Aus Österreich meldete sich als erster Andreas Schieder, SPÖ-Delegationsleiter im Europaparlament zu Wort und gratulierte den beiden Preisträgern, deren journalistisches Wirken „der Kontrolle der Mächtigen und dem Kampf gegen Korruption gewidmet“ war und ist, wie er in einer Aussendung mitteilte. Demokratie brauche Kontrolle und die Freiheit von Presse und Medien. Auch in Europa steige der Druck auf den unabhängigen Journalismus und damit der Druck auf eine der Grundfesten der europäischen Demokratie. Dotiert sind die Nobelpreise in diesem Jahr erneut mit zehn Millionen schwedischen Kronen (rund 980.000 Euro) pro Kategorie. Verliehen werden sie traditionell am 10. Dezember, dem Todestag von Nobel.

329 KandidatInnen nominiert

Der Friedensnobelpreis wird als einziger Nobelpreis nicht in Stockholm, sondern in Oslo verliehen. Er gilt als die renommierteste politische Auszeichnung der Welt. 329 Kandidatinnen und Kandidaten – 234 Persönlichkeiten und 95 Organisationen – sind in diesem Jahr für ihn nominiert gewesen. Das war die drittgrößte Zahl an Nominierten jemals. Die Namen der Nominierten werden traditionell 50 Jahre lang geheim gehalten. Im vergangenen Jahr war die Ehrung an das Welternährungsprogramm der Vereinten Nationen gegangen.

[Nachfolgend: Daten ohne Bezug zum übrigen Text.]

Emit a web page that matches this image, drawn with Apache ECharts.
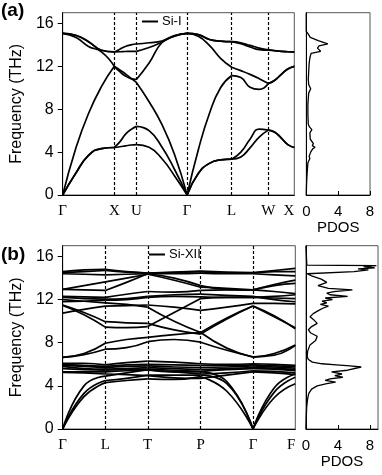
<!DOCTYPE html>
<html>
<head>
<meta charset="utf-8">
<script src="https://cdn.jsdelivr.net/npm/echarts/dist/echarts.min.js"></script>
<style>
html, body { margin: 0; padding: 0; background: #fff; }
#chart { width: 382px; height: 475px; }
</style>
</head>
<body>
<div id="chart"></div>
<script>
// ---- panel (a): Si-I, path G-X-U|K-G-L-W-X ----
const kTicksA = [0, 1.0, 1.428, 2.411, 3.275, 3.985, 4.488];
const labelsA = ['Γ', 'X', 'U', 'Γ', 'L', 'W', 'X'];
// each band: 6 segments x 5 evenly spaced samples (THz)
const siI_TA1 = [
  [0, 2.0, 3.7, 4.33, 4.43],
  [4.43, 4.5, 4.58, 4.66, 4.7],
  [4.7, 4.45, 3.4, 1.8, 0],
  [0, 2.0, 2.95, 3.27, 3.34],
  [3.34, 3.55, 4.4, 5.4, 6.05],
  [6.05, 5.85, 5.3, 4.7, 4.43]
];
const siI_TA2 = [
  [0, 2.0, 3.7, 4.33, 4.43],
  [4.43, 4.95, 5.65, 6.1, 6.4],
  [6.4, 6.0, 4.5, 2.4, 0],
  [0, 2.0, 2.95, 3.27, 3.34],
  [3.34, 4.0, 5.2, 6.15, 6.05],
  [6.05, 5.85, 5.3, 4.7, 4.43]
];
const siI_LA = [
  [0, 4.3, 7.6, 10.1, 12.0],
  [12.0, 11.65, 11.3, 10.9, 10.5],
  [10.5, 8.7, 6.6, 3.8, 0],
  [0, 4.2, 7.6, 10.0, 11.14],
  [11.14, 10.95, 10.05, 9.85, 10.4],
  [10.4, 10.7, 11.25, 11.75, 12.0]
];
const siI_LO = [
  [15.07, 14.7, 13.85, 13.35, 12.0],
  [12.0, 11.5, 11.1, 10.85, 10.77],
  [10.77, 12.3, 14.2, 14.8, 15.07],
  [15.07, 14.8, 13.95, 12.75, 11.92],
  [11.92, 11.6, 11.25, 10.85, 10.4],
  [10.4, 10.7, 11.25, 11.75, 12.0]
];
const siI_TO1 = [
  [15.07, 14.9, 14.3, 13.5, 13.34],
  [13.34, 13.6, 13.85, 14.0, 14.08],
  [14.08, 14.2, 14.35, 14.87, 15.07],
  [15.07, 14.95, 14.5, 14.35, 14.3],
  [14.3, 14.2, 13.95, 13.7, 13.53],
  [13.53, 13.47, 13.4, 13.36, 13.34]
];
const siI_TO2 = [
  [15.07, 14.9, 14.3, 13.5, 13.34],
  [13.34, 13.36, 13.38, 13.4, 13.4],
  [13.4, 13.75, 14.25, 14.83, 15.07],
  [15.07, 14.95, 14.5, 14.35, 14.3],
  [14.3, 14.1, 13.8, 13.55, 13.5],
  [13.5, 13.45, 13.4, 13.36, 13.34]
];
const pdosA_freq = [0, 1, 2, 3, 3.4, 3.6, 4.0, 4.3, 4.45, 4.6, 4.8, 5.2, 5.8, 6.1, 6.35, 6.6, 7.5, 8.5, 9.5, 9.9, 10.3, 10.8, 11.5, 12.2, 12.8, 13.2, 13.4, 13.55, 13.7, 13.9, 14.1, 14.25, 14.4, 14.7, 15.0, 15.25, 17];
const pdosA_val  = [0, 0.03, 0.1, 0.2, 0.45, 0.35, 0.55, 0.8, 1.1, 0.75, 0.9, 0.5, 0.45, 0.7, 0.4, 0.25, 0.2, 0.2, 0.3, 0.55, 0.3, 0.25, 0.3, 0.35, 0.45, 0.6, 1.8, 2.0, 1.4, 1.6, 2.7, 2.9, 1.5, 0.5, 0.25, 0, 0];

// ---- panel (b): Si-XII, path G-L-T-P-G-F ----
const kTicksB = [0, 1.0, 1.995, 3.239, 4.467, 5.46];
const labelsB = ['Γ', 'L', 'T', 'P', 'Γ', 'F'];
// each band: [G, mid, L, mid, T, mid, P, mid, G, mid, F]
const siXII_acoustic = [
  [0, 3.0, 4.3, 4.5, 4.65, 4.6, 4.85, 3.5, 0, 2.9, 4.2],
  [0, 3.3, 4.5, 4.7, 5.0, 5.0, 5.0, 4.2, 0, 3.4, 4.8],
  [0, 4.0, 4.9, 5.2, 5.5, 5.3, 5.3, 4.4, 0, 3.8, 5.1]
];
const siXII_lowOptical = [
  [6.1, 6.1, 5.95, 6.15, 6.3, 6.2, 6.05, 6.0, 6.05, 6.0, 5.9],
  [6.0, 5.9, 5.8, 5.95, 6.0, 5.95, 5.9, 5.9, 5.95, 5.85, 5.8],
  [5.9, 5.8, 5.7, 5.8, 5.85, 5.75, 5.7, 5.75, 5.85, 5.75, 5.65],
  [5.8, 5.6, 5.55, 5.6, 5.7, 5.6, 5.5, 5.6, 5.7, 5.65, 5.5],
  [5.6, 5.5, 5.45, 5.5, 5.55, 5.45, 5.35, 5.5, 5.6, 5.55, 5.4],
  [5.3, 5.3, 5.3, 5.4, 5.45, 5.3, 5.1, 5.2, 5.4, 5.35, 5.2],
  [5.25, 5.2, 5.1, 5.05, 4.95, 4.75, 4.7, 5.0, 5.3, 5.2, 5.05]
];
const siXII_midOptical = [
  [6.65, 7.0, 7.95, 8.3, 8.5, 8.75, 8.95, 7.5, 6.65, 7.0, 7.8],
  [6.65, 6.9, 7.4, 7.55, 8.1, 8.3, 8.05, 7.3, 6.7, 6.85, 7.75],
  [10.75, 11.1, 11.4, 11.45, 11.5, 11.3, 11.0, 11.3, 11.65, 11.65, 11.6],
  [11.5, 10.8, 9.95, 9.85, 9.8, 9.2, 8.8, 10.2, 11.4, 10.4, 9.4],
  [11.45, 10.6, 9.45, 9.4, 9.5, 10.8, 12.1, 12.2, 12.2, 12.15, 12.1],
  [12.0, 11.85, 11.7, 11.55, 11.3, 10.0, 8.95, 10.3, 11.4, 10.5, 9.3]
];
const siXII_highOptical = [
  [11.8, 11.85, 11.95, 12.0, 12.2, 12.3, 12.25, 12.2, 12.2, 12.3, 12.45],
  [12.2, 12.1, 12.05, 12.1, 12.3, 12.45, 12.5, 12.4, 12.3, 12.0, 11.8],
  [12.3, 12.25, 12.2, 12.5, 12.75, 12.7, 12.85, 12.9, 12.9, 12.75, 12.55],
  [12.95, 12.9, 12.85, 13.6, 14.4, 14.0, 13.3, 12.95, 12.9, 13.3, 13.5],
  [12.95, 13.3, 13.65, 14.0, 14.35, 13.8, 13.15, 13.05, 12.9, 13.4, 13.8],
  [14.4, 14.35, 14.3, 14.35, 14.4, 14.4, 14.45, 14.4, 14.4, 14.3, 14.2],
  [14.5, 14.6, 14.7, 14.55, 14.45, 14.5, 14.6, 14.45, 14.45, 14.6, 14.6],
  [14.6, 14.75, 14.8, 14.6, 14.45, 14.55, 14.65, 14.55, 14.5, 14.7, 14.9]
];
const pdosB_freq = [0, 1, 2, 2.8, 3.3, 3.7, 4.0, 4.2, 4.35, 4.5, 4.65, 4.8, 4.95, 5.1, 5.3, 5.45, 5.6, 5.75, 5.85, 5.95, 6.05, 6.2, 6.45, 6.7, 7.2, 7.8, 8.2, 8.6, 8.9, 9.2, 9.5, 9.8, 10.1, 10.4, 10.7, 11.0, 11.2, 11.4, 11.55, 11.7, 11.85, 12.0, 12.15, 12.3, 12.45, 12.6, 12.75, 12.9, 13.05, 13.3, 13.6, 13.9, 14.2, 14.4, 14.5, 14.6, 14.75, 14.85, 14.95, 15.05, 15.15, 15.2, 15.3, 17];
const pdosB_val  = [0, 0.03, 0.08, 0.2, 0.35, 0.7, 1.4, 2.6, 3.7, 2.4, 3.0, 4.6, 3.6, 4.5, 3.2, 5.2, 5.0, 6.9, 5.5, 3.8, 2.0, 0.8, 0.3, 0.15, 0.2, 0.5, 1.2, 1.4, 0.6, 0.3, 0.7, 1.4, 1.0, 0.5, 0.9, 1.6, 2.1, 2.8, 1.8, 2.6, 2.0, 3.3, 2.4, 5.2, 3.0, 2.6, 3.5, 5.8, 2.8, 1.5, 2.6, 1.9, 0.7, 0.15, 0.3, 6.0, 7.8, 6.5, 8.6, 7.2, 8.8, 0.1, 0, 0];

const SANS = 'Liberation Sans';
const SERIF = 'Liberation Serif';

// split every band into per-segment line series so kinks at the
// high-symmetry points stay sharp
function bandSeries(segments, ticks, name, axisIdx) {
  return segments.map(function (vals, s) {
    const x0 = ticks[s], x1 = ticks[s + 1];
    return {
      type: 'line', name: name,
      xAxisIndex: axisIdx, yAxisIndex: axisIdx,
      smooth: 0.5, showSymbol: false, silent: true,
      lineStyle: { color: '#000', width: 1.7 },
      itemStyle: { color: '#000' },
      data: vals.map(function (v, i) { return [x0 + (x1 - x0) * i / (vals.length - 1), v]; })
    };
  });
}
function segmentsFromPoints(vals) {
  const segs = [];
  for (let s = 0; s * 2 + 2 < vals.length; s++) segs.push(vals.slice(s * 2, s * 2 + 3));
  return segs;
}
function dashLines(ticks, axisIdx) {
  return {
    type: 'line', xAxisIndex: axisIdx, yAxisIndex: axisIdx, data: [], silent: true,
    markLine: {
      silent: true, symbol: 'none', label: { show: false }, animation: false,
      lineStyle: { type: [3, 2], color: '#000', width: 1.2 },
      data: ticks.slice(1, -1).map(function (k) { return { xAxis: k }; })
    }
  };
}
function bandXAxis(grid, ticks, labels) {
  return {
    type: 'value', gridIndex: grid, min: 0, max: ticks[ticks.length - 1],
    axisLine: { lineStyle: { color: '#000', width: 1 } },
    axisTick: { show: false }, splitLine: { show: false },
    axisLabel: {
      customValues: ticks, margin: 9, color: '#000', fontSize: 15, fontFamily: SERIF,
      alignMaxLabel: 'right',
      formatter: function (v) {
        const i = ticks.findIndex(function (k) { return Math.abs(k - v) < 1e-6; });
        return i >= 0 ? labels[i] : '';
      }
    }
  };
}
function pdosXAxis(grid, max, gap) {
  return {
    type: 'value', gridIndex: grid, min: 0, max: max, interval: 4,
    axisLine: { lineStyle: { color: '#000' } },
    axisTick: { inside: true, length: 4, lineStyle: { color: '#000' } },
    splitLine: { show: false },
    axisLabel: { margin: 9, color: '#000', fontSize: 15, fontFamily: SANS, showMaxLabel: max % 4 === 0 },
    name: 'PDOS', nameLocation: 'middle', nameGap: gap,
    nameTextStyle: { color: '#000', fontSize: 15, fontFamily: SANS }
  };
}
function freqYAxis(grid) {
  return {
    type: 'value', gridIndex: grid, min: 0, max: 17, interval: 4,
    axisLine: { show: true, lineStyle: { color: '#000' } },
    axisTick: { show: true, length: 5, lineStyle: { color: '#000' } },
    splitLine: { show: false },
    axisLabel: { margin: 9, color: '#000', fontSize: 16, fontFamily: SANS },
    name: 'Frequency (THz)', nameLocation: 'middle', nameGap: 36, nameRotate: 90,
    nameTextStyle: { color: '#000', fontSize: 16, fontFamily: SANS }
  };
}
function pdosYAxis(grid) {
  return {
    type: 'value', gridIndex: grid, min: 0, max: 17,
    axisLine: { show: true, lineStyle: { color: '#000' } },
    axisTick: { show: false }, axisLabel: { show: false }, splitLine: { show: false }
  };
}
function pdosSeries(freq, val, axisIdx) {
  return {
    type: 'line', xAxisIndex: axisIdx, yAxisIndex: axisIdx, showSymbol: false, silent: true,
    lineStyle: { color: '#000', width: 1.3 },
    data: freq.map(function (f, i) { return [val[i], f]; })
  };
}

let series = [];
[siI_TA1, siI_TA2, siI_LA, siI_LO, siI_TO1, siI_TO2].forEach(function (b) {
  series = series.concat(bandSeries(b, kTicksA, 'Si-I', 0));
});
series.push(dashLines(kTicksA, 0));
series.push(pdosSeries(pdosA_freq, pdosA_val, 1));
[].concat(siXII_acoustic, siXII_lowOptical, siXII_midOptical, siXII_highOptical).forEach(function (b) {
  series = series.concat(bandSeries(segmentsFromPoints(b), kTicksB, 'Si-XII', 2));
});
series.push(dashLines(kTicksB, 2));
series.push(pdosSeries(pdosB_freq, pdosB_val, 3));

const chart = echarts.init(document.getElementById('chart'), null, { renderer: 'canvas' });
chart.setOption({
  animation: false,
  backgroundColor: '#fff',
  title: [
    { text: '(a)', left: 1, top: 1, padding: 0, textStyle: { fontSize: 19, fontWeight: 'bold', color: '#000', fontFamily: SANS } },
    { text: '(b)', left: 1, top: 245, padding: 0, textStyle: { fontSize: 19, fontWeight: 'bold', color: '#000', fontFamily: SANS } }
  ],
  legend: [
    { data: ['Si-I'], left: 142, top: 15, padding: 0, icon: 'rect', itemWidth: 16, itemHeight: 2, itemGap: 4,
      textStyle: { fontSize: 13, color: '#000', fontFamily: SANS, padding: [0, 0, 0, -1] } },
    { data: ['Si-XII'], left: 149, top: 248, padding: 0, icon: 'rect', itemWidth: 16, itemHeight: 2, itemGap: 4,
      textStyle: { fontSize: 13, color: '#000', fontFamily: SANS, padding: [0, 0, 0, -1] } }
  ],
  grid: [
    { left: 62.7, top: 12.7, width: 231.6, height: 182.3, show: true, borderColor: '#555', borderWidth: 1 },
    { left: 306.3, top: 12.7, width: 63.7, height: 182.3, show: true, borderColor: '#555', borderWidth: 1 },
    { left: 62.7, top: 245.7, width: 232.6, height: 183.3, show: true, borderColor: '#555', borderWidth: 1 },
    { left: 306, top: 245.7, width: 72, height: 183.3, show: true, borderColor: '#555', borderWidth: 1 }
  ],
  xAxis: [
    bandXAxis(0, kTicksA, labelsA),
    pdosXAxis(1, 8, 24),
    bandXAxis(2, kTicksB, labelsB),
    pdosXAxis(3, 9, 24)
  ],
  yAxis: [freqYAxis(0), pdosYAxis(1), freqYAxis(2), pdosYAxis(3)],
  series: series
});
</script>
</body>
</html>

Mit dem Friedensnobelpreis haben die Tage der Nobelpreis-Verkündungen ihren Höhepunkt erreicht. Zuvor waren in dieser Woche bereits die Preisträger in den Kategorien Medizin, Physik, Chemie und Literatur bekanntgegeben worden. Am kommenden Montag folgt noch der Nobelpreis für Wirtschaftswissenschaften, der als einziger der Preise nicht auf das Testament des Dynamit-Erfinders und Preisstifters Alfred Nobel (1833-1896) zurückgeht.